Still cracking

The Nutcracker

Amy Foster dances in rehearsal with Jekyns Pelaez. Nicole Shutt looks on in the background.

Amy Foster dances in rehearsal with Jekyns Pelaez. Nicole Shutt looks on in the background.

Photo By David Robert

A girl, no older than 12, performs a series offlips across the rehearsal stage at A.V.A Ballet Theater. She lands, then immediately rebounds into a series of back flips. I’m ridiculously impressed as she repeats the process several times, trying to stick her landing.

She’s one of about 140 cast members from around the region and the world appearing in A.V.A Ballet Theater’s The Nutcracker, coming to the Pioneer Center this weekend and now entering its 12th year. Artistic director and founder Alexander Van-Alstyne—a professional dancer, formerly with the Boston Ballet, Ballet West and the Utah Ballet—has made use of his vast network of connections to cast several renowned professionals in the show.

Dancing as the Sugar Plum Fairy and Cavalier are Lauren Main de Lucia and Jekyns Pelaez, respectively, of the Bay Area’s Diablo Ballet. The Snow King and Queen are Peter Brandenhoff, most recently of the San Francisco Ballet, and Mayo Sugano of the Tokyo Ballet. The role of Drosselmeyer, the eccentric old man who presents the nutcracker in this story, is performed by William Patrick Pizzuto, who was not only a finalist in the Varna International Ballet Competition in Bulgaria, but who also has appeared with the Boston Ballet on stage with Mikhail Baryshnikov.

“This is an extremely professional production,” says Van-Alstyne. “It’s important for this community to have strong arts productions. There are a lot of extremely talented dancers here that I’d love to have stay rather than going to another larger company, so I want to build a very professional company that they can grow with.”

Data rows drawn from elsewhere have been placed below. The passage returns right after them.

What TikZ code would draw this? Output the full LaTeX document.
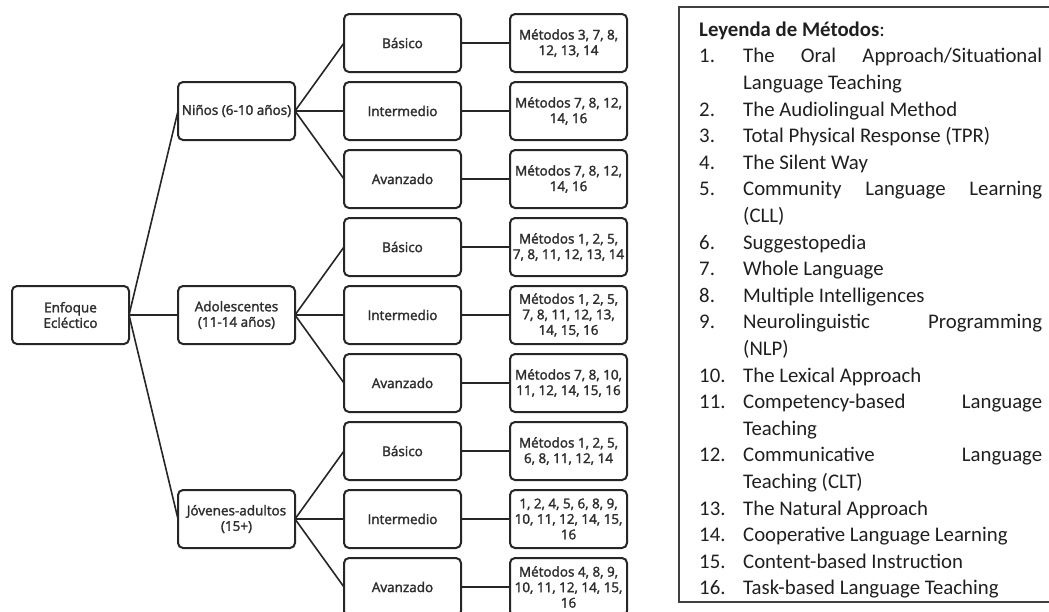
\documentclass[tikz,border=0pt]{standalone}
\usepackage{fontspec}
\setmainfont{Carlito}
\newfontfamily\treefont[FakeBold=2]{Open Sans}
\usetikzlibrary{positioning}
\tikzset{
  box/.style={draw=black!85, line width=2pt, rounded corners=5pt, fill=white,
    minimum width=117pt, minimum height=58pt, inner sep=1pt, outer sep=0pt,
    align=center, text=black!82, font=\treefont\fontsize{13.5}{15.5}\selectfont},
  link/.style={draw=black!85, line width=1.6pt},
  frame/.style={draw=black!75, line width=1.3pt},
  legend/.style={anchor=north west, inner sep=0pt, text width=343pt, align=justify,
    text=black!88, font=\fontsize{20.8}{26.6}\selectfont},
}
\newcommand\legitem[2]{\noindent\hangindent=44pt\hangafter=1\makebox[44pt][l]{#1}#2\par}
\begin{document}
\begin{tikzpicture}[x=1pt, y=-1pt, node distance=10pt and 49pt]
\useasboundingbox (0,0) rectangle (1049,611);
% niveles
\node[box] (NB) at (402.5,43) {Básico};
\node[box, below=of NB] (NI) {Intermedio};
\node[box, below=of NI] (NA) {Avanzado};
\node[box, below=of NA] (AB) {Básico};
\node[box, below=of AB] (AI) {Intermedio};
\node[box, below=of AI] (AA) {Avanzado};
\node[box, below=of AA] (JB) {Básico};
\node[box, below=of JB] (JI) {Intermedio};
\node[box, below=of JI] (JA) {Avanzado};
% grupos de edad
\node[box, left=of NI] (N) {Niños (6-10 años)};
\node[box, left=of AI] (A) {Adolescentes\\(11-14 años)};
\node[box, left=of JI] (J) {Jóvenes-adultos\\(15+)};
\node[box, left=of A] (E) {Enfoque\\Ecléctico};
% metodos
\node[box, right=of NB] (mNB) {Métodos 3, 7, 8,\\12, 13, 14};
\node[box, right=of NI] (mNI) {Métodos 7, 8, 12,\\14, 16};
\node[box, right=of NA] (mNA) {Métodos 7, 8, 12,\\14, 16};
\node[box, right=of AB] (mAB) {Métodos 1, 2, 5,\\7, 8, 11, 12, 13, 14};
\node[box, right=of AI] (mAI) {Métodos 1, 2, 5,\\7, 8, 11, 12, 13,\\14, 15, 16};
\node[box, right=of AA] (mAA) {Métodos 7, 8, 10,\\11, 12, 14, 15, 16};
\node[box, right=of JB] (mJB) {Métodos 1, 2, 5,\\6, 8, 11, 12, 14};
\node[box, right=of JI] (mJI) {1, 2, 4, 5, 6, 8, 9,\\10, 11, 12, 14, 15,\\16};
\node[box, right=of JA] (mJA) {Métodos 4, 8, 9,\\10, 11, 12, 14, 15,\\16};
% conexiones
\draw[link] (E.east) -- (N.west) (E.east) -- (A.west) (E.east) -- (J.west);
\draw[link] (N.east) -- (NB.west) (N.east) -- (NI.west) (N.east) -- (NA.west);
\draw[link] (A.east) -- (AB.west) (A.east) -- (AI.west) (A.east) -- (AA.west);
\draw[link] (J.east) -- (JB.west) (J.east) -- (JI.west) (J.east) -- (JA.west);
\draw[link] (NB) -- (mNB) (NI) -- (mNI) (NA) -- (mNA);
\draw[link] (AB) -- (mAB) (AI) -- (mAI) (AA) -- (mAA);
\draw[link] (JB) -- (mJB) (JI) -- (mJI) (JA) -- (mJA);
% leyenda
\draw[frame] (679,7) rectangle (1060,602);
\node[legend] (L) at (699,17.4) {%
  \tolerance=10000 \hbadness=10000
  \noindent\strut\textbf{Leyenda de Métodos}:\par
  \legitem{1.}{The Oral Approach/Situational\linebreak Language Teaching}
  \legitem{2.}{The Audiolingual Method}
  \legitem{3.}{Total Physical Response (TPR)}
  \legitem{4.}{The Silent Way}
  \legitem{5.}{Community Language Learning\linebreak (CLL)}
  \legitem{6.}{Suggestopedia}
  \legitem{7.}{Whole Language}
  \legitem{8.}{Multiple Intelligences}
  \legitem{9.}{Neurolinguistic Programming\linebreak (NLP)}
  \legitem{10.}{The Lexical Approach}
  \legitem{11.}{Competency-based Language\linebreak Teaching}
  \legitem{12.}{Communicative Language\linebreak Teaching (CLT)}
  \legitem{13.}{The Natural Approach}
  \legitem{14.}{Cooperative Language Learning}
  \legitem{15.}{Content-based Instruction}
  \legitem{16.}{Task-based Language Teaching}};
\end{tikzpicture}
\end{document}
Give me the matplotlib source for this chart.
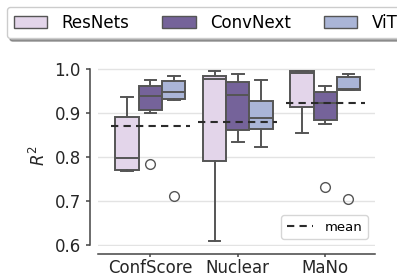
import matplotlib
matplotlib.use("Agg")
import matplotlib.pyplot as plt
from matplotlib.patches import Patch
from matplotlib.lines import Line2D

categories = ["ConfScore", "Nuclear", "MaNo"]
models = ["ResNets", "ConvNext", "ViT"]
colors = ["#e3d5ea", "#75639a", "#aab5d7"]

# box stats per model, per category: (whislo, q1, med, q3, whishi)
resnets_stats = [(0.769, 0.772, 0.798, 0.891, 0.936),
                 (0.609, 0.792, 0.979, 0.985, 0.995),
                 (0.855, 0.915, 0.992, 0.995, 0.996)]
convnext_stats = [(0.900, 0.908, 0.940, 0.962, 0.976),
                  (0.835, 0.861, 0.942, 0.971, 0.990),
                  (0.875, 0.884, 0.924, 0.948, 0.961)]
vit_stats = [(0.930, 0.933, 0.949, 0.974, 0.985),
             (0.823, 0.865, 0.889, 0.929, 0.976),
             (0.952, 0.954, 0.955, 0.982, 0.990)]
resnets_fliers = [[], [], []]
convnext_fliers = [[0.785], [], [0.733]]
vit_fliers = [[0.711], [], [0.704]]
means = [0.870, 0.881, 0.924]
yticks = [0.6, 0.7, 0.8, 0.9, 1.0]

all_stats = [resnets_stats, convnext_stats, vit_stats]
all_fliers = [resnets_fliers, convnext_fliers, vit_fliers]

dpi = 100
fig = plt.figure(figsize=(3.97, 2.78), dpi=dpi)
ax = fig.add_axes([98 / 397, (278 - 246) / 278, (375 - 98) / 397, (246 - 64.9) / 278])

# spines first (set_position resets ticks)
for s in ["top", "right"]:
    ax.spines[s].set_visible(False)
ax.spines["left"].set_position(("outward", 8 * 72 / dpi))
ax.spines["bottom"].set_position(("outward", 8 * 72 / dpi))
for s in ["left", "bottom"]:
    ax.spines[s].set_color("#444444")
    ax.spines[s].set_linewidth(1.1)

edge = "#555555"
width = 0.8 / 3
for m, (stats, fl, col) in enumerate(zip(all_stats, all_fliers, colors)):
    bx = []
    for c, s in enumerate(stats):
        bx.append(dict(whislo=s[0], q1=s[1], med=s[2], q3=s[3], whishi=s[4], fliers=fl[c]))
    pos = [c + (m - 1) * width for c in range(len(categories))]
    ax.bxp(bx, positions=pos, widths=width, patch_artist=True, manage_ticks=False,
           boxprops=dict(facecolor=col, edgecolor=edge, linewidth=1.4),
           medianprops=dict(color=edge, linewidth=1.4),
           whiskerprops=dict(color=edge, linewidth=1.4),
           capprops=dict(color=edge, linewidth=1.4),
           capwidths=width * 0.5,
           flierprops=dict(marker="o", markerfacecolor="none", markeredgecolor=edge,
                           markersize=7, markeredgewidth=1.0))

for c, mv in enumerate(means):
    ax.plot([c - 0.45, c + 0.45], [mv, mv], ls=(0, (3.5, 2.5)), color="#2b2b2b", lw=1.5, zorder=5)

ax.set_xlim(-0.6, 2.57)
ax.set_ylim(0.598, 1.01)
ax.set_xticks(range(len(categories)))
ax.set_xticklabels(categories)
ax.set_yticks(yticks)
ax.set_yticklabels([f"{v:.1f}" for v in yticks])
ax.tick_params(axis="both", width=1.1, color="#444444",
               labelsize=12, labelcolor="#262626")
ax.tick_params(axis="x", length=2.5, pad=1.0)
ax.tick_params(axis="y", length=3.0, pad=3.5)
ax.spines["left"].set_bounds(0.6, 1.0)
ax.set_ylabel("$R^2$", fontsize=12, color="#262626", labelpad=4)
ax.yaxis.grid(True, color="#e3e3e3", lw=1.0, zorder=0)
ax.set_axisbelow(True)

ax.legend(handles=[Line2D([0], [0], ls=(0, (3.5, 2.5)), color="#2b2b2b", lw=1.5)],
          labels=["mean"], loc="lower right", fontsize=9.5, frameon=True,
          bbox_to_anchor=(1 - 7 / 277, 7 / 181), borderaxespad=0,
          handlelength=2.0, handletextpad=0.9, edgecolor="#cccccc")

handles = [Patch(facecolor=c, edgecolor=edge, linewidth=1.0) for c in colors]
fig.legend(handles, models, loc="upper left", bbox_to_anchor=(7 / 397, 1 - 7 / 278),
           ncol=3, fontsize=12, frameon=True, handlelength=2.0, handleheight=0.75,
           columnspacing=2.0, handletextpad=0.85, edgecolor="#cccccc", shadow=True,
           borderpad=0.4, borderaxespad=0)

fig.savefig("out.png", dpi=dpi)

One of these local dancers is Maegen Price-Lundstrom, a 17-year-old Sparks High student. She began with The Nutcracker 12 years ago as a member of the show’s opening party scenes. She gradually worked her way up to Mirliton, one of the toy flute players. This year, she’ll appear as a demi-soloist in the “Waltz of the Flowers,” as well as a lead soldier and a lead in the “Waltz of the Snow Flakes.”

“The ‘Waltz of the Flowers’ is over six minutes, and all eyes are on you,” she says. “So we’re really focused on keeping up with our partners. My partner is 22, so the dance is exhausting, and we’re really working when we’re up there to make sure we appear to be at the same level and are staying together.”

She explains that resident dancers are required to take a minimum of three dance classes, along with attending all rehearsals, so their lives are essentially about dancing. The result is that A.V.A Ballet Theater is a tight family. And the visiting professionals?

“Their influence makes us all want to try harder and smile bigger,” says Price-Lundstrom.

The Nevada Opera Youth Chorus and the Reno Philharmonic will accompany the dancers. Price-Lundstrom says that dancing with an orchestra is quite different from rehearsing with a CD—instead of waiting on the music to cue them, the orchestra adjusts their pace to the dancers, which offers them plenty of control and helps to ensure flawless timing.

The magic of the show, says Van-Alstyne, is in those details, which even include carolers entertaining the audience members as they line up for their tickets.

“Everyone in this show gives their hearts and souls to the audience,” he says. “And that’s what people will really enjoy.”